** start **
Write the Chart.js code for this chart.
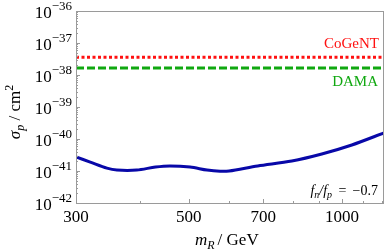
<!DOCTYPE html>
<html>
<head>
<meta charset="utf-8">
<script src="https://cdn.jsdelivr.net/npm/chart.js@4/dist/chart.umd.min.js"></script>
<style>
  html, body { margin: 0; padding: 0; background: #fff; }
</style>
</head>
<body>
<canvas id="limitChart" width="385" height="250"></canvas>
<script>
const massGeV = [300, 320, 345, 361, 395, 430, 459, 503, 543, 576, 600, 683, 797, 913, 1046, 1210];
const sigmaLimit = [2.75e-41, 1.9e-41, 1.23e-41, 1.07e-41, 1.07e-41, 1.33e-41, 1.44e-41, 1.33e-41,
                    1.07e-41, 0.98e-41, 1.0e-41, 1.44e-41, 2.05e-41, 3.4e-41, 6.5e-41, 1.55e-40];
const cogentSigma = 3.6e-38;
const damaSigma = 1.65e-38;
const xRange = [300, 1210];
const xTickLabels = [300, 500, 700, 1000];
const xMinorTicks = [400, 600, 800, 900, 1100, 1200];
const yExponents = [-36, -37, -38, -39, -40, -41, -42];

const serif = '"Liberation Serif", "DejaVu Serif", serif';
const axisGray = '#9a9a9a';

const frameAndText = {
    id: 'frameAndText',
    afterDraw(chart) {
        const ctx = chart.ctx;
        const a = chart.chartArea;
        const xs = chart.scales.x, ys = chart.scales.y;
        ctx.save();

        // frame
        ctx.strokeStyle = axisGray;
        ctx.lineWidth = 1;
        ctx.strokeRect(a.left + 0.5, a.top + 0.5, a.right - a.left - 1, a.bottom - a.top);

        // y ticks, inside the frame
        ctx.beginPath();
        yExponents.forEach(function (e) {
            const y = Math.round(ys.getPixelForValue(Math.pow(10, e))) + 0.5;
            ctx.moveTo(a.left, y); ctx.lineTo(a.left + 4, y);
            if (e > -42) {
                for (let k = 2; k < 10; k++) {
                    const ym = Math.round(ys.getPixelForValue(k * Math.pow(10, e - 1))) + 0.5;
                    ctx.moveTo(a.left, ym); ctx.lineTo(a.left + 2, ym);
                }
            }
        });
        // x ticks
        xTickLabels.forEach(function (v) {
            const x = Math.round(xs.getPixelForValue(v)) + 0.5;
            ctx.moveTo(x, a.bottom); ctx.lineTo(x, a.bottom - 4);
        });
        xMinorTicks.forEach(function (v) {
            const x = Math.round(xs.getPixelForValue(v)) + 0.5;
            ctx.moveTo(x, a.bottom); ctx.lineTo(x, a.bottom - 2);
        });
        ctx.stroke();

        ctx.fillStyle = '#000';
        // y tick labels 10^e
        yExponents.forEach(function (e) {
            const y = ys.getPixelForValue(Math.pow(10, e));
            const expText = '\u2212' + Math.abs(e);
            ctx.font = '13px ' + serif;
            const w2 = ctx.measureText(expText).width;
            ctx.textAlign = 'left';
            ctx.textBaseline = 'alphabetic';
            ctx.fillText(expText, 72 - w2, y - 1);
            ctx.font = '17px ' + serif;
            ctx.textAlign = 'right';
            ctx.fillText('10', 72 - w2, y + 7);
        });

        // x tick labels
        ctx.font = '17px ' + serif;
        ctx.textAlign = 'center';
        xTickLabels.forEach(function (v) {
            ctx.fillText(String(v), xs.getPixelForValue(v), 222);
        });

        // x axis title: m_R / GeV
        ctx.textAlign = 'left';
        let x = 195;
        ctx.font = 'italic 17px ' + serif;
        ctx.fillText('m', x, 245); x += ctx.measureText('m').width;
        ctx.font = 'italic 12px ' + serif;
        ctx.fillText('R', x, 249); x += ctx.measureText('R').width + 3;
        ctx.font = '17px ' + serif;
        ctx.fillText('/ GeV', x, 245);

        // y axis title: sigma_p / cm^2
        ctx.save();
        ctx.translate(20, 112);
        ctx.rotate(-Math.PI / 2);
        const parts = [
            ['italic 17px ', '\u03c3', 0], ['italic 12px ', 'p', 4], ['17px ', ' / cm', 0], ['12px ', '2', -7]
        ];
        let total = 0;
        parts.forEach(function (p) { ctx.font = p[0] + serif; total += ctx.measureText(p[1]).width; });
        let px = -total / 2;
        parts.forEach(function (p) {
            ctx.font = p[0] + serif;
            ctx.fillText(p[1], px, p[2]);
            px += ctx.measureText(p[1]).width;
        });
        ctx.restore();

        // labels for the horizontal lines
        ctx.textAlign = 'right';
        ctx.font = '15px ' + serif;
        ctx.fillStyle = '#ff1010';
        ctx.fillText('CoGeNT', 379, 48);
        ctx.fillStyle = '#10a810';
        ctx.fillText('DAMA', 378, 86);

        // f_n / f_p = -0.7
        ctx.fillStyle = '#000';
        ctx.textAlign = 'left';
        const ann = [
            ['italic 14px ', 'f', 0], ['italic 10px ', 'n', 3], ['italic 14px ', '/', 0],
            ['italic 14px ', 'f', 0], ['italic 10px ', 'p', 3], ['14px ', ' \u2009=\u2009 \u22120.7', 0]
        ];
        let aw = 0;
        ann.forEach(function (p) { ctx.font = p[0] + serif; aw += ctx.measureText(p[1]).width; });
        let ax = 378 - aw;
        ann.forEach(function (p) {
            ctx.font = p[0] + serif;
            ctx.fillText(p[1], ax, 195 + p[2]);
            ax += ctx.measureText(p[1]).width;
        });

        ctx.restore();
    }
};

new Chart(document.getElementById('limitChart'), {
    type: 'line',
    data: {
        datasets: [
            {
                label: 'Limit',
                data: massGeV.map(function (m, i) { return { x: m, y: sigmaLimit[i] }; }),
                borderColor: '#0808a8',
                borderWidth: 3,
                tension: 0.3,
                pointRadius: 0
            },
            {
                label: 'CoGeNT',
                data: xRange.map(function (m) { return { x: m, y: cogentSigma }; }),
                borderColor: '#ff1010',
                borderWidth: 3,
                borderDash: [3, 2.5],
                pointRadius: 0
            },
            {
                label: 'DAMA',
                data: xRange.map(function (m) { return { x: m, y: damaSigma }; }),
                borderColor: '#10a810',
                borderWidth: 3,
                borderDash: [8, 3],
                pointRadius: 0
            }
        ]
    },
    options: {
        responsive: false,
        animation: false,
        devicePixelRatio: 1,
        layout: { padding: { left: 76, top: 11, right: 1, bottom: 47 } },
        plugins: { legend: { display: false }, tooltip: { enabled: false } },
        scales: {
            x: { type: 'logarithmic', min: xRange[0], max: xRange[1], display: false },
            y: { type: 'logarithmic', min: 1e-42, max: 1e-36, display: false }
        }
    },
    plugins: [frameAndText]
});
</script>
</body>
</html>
** end **
** start **
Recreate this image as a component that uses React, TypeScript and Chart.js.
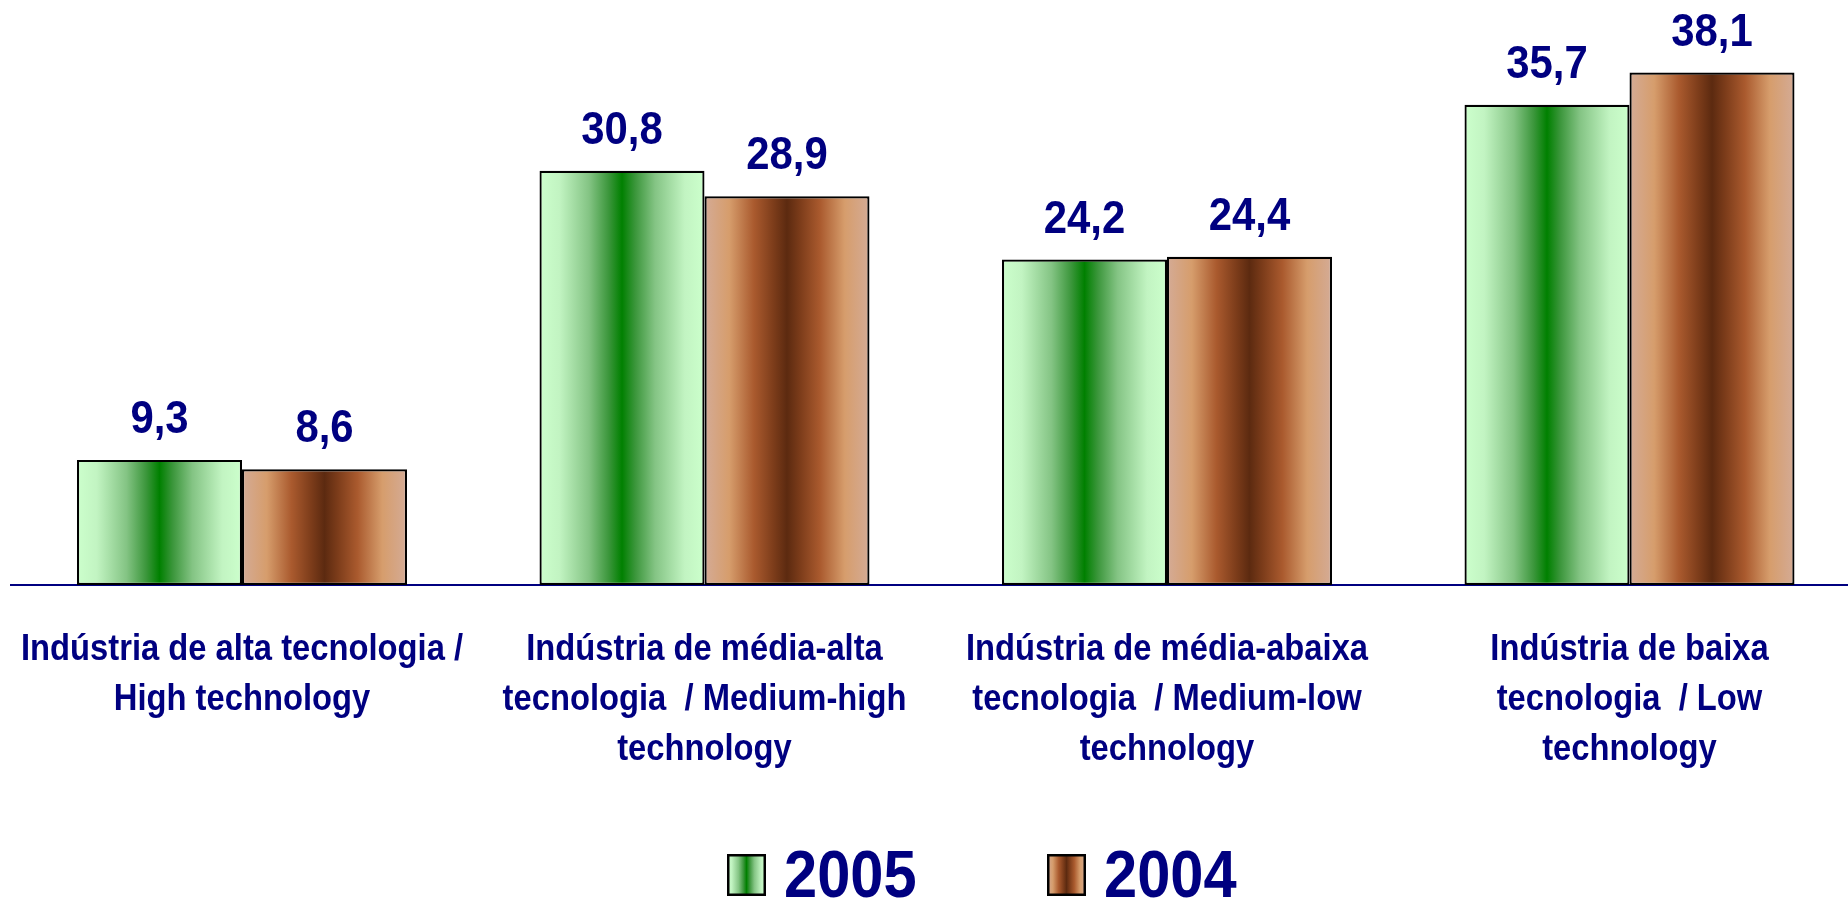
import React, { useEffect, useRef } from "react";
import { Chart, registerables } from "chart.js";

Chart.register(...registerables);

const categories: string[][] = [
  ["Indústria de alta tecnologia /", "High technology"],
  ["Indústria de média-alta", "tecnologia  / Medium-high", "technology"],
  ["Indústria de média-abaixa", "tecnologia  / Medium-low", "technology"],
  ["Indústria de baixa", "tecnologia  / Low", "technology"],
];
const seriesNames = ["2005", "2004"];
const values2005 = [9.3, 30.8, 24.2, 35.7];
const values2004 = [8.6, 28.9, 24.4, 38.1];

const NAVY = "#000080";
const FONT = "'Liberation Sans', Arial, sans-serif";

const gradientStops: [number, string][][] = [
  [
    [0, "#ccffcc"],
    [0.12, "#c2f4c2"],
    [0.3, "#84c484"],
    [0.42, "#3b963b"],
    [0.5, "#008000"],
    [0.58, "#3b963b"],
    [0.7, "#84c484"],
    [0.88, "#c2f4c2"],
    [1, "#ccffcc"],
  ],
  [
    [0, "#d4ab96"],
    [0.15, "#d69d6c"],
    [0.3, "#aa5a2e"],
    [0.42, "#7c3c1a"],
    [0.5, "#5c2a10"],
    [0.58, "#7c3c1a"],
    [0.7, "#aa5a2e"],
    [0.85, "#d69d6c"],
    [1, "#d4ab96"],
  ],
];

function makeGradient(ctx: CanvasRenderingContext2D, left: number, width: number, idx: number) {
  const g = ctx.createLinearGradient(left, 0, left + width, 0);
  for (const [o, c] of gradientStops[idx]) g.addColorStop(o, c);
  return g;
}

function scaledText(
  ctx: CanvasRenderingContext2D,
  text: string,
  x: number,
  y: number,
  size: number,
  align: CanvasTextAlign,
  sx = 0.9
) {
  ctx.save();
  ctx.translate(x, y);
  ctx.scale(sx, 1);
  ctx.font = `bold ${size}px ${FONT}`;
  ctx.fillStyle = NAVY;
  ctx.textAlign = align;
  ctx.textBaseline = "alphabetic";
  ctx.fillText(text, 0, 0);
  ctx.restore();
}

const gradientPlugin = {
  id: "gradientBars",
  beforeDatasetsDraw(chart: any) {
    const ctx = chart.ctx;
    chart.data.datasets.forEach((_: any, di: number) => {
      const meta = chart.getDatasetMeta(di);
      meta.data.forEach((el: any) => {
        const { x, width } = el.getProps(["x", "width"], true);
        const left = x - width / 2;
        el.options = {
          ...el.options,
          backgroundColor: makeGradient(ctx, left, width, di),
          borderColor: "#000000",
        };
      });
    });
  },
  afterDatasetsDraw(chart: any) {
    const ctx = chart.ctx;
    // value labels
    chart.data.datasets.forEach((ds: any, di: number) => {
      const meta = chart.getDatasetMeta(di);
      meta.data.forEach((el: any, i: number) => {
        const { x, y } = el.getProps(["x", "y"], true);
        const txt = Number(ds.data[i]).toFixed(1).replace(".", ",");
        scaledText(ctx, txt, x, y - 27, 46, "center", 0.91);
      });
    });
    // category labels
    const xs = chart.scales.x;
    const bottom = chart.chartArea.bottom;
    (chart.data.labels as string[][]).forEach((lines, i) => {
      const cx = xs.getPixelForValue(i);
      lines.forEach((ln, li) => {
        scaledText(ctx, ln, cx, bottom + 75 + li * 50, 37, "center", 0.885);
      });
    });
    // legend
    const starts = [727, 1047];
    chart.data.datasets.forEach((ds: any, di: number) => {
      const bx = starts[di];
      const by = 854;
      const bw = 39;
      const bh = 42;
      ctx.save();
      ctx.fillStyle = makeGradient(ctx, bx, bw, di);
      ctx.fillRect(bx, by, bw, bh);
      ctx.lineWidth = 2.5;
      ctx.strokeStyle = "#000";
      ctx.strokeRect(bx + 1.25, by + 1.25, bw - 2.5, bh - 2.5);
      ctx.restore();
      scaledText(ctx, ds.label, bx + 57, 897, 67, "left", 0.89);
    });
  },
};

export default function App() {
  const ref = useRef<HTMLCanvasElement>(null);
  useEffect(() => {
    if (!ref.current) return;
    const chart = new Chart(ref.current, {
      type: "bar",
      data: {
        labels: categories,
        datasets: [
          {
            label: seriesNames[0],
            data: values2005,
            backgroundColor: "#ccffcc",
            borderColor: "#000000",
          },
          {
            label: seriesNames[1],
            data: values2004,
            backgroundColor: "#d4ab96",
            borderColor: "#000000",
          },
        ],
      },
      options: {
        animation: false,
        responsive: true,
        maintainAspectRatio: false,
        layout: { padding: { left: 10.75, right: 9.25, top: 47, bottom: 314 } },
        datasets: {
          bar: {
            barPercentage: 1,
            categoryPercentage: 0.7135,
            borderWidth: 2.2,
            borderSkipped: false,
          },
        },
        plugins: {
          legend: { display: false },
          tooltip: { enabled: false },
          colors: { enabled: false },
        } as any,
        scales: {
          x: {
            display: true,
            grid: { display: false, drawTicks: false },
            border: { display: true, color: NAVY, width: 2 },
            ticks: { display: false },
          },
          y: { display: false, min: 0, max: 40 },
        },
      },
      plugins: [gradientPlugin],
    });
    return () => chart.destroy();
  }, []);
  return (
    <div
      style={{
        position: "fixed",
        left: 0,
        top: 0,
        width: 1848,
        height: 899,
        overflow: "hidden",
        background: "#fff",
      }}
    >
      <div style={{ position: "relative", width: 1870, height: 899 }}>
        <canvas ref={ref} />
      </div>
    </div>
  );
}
** end **
*What you are asked to do*
Provide the number of lines in these entries that hold the word "this", without any accompanying text.

*Worked solution*
2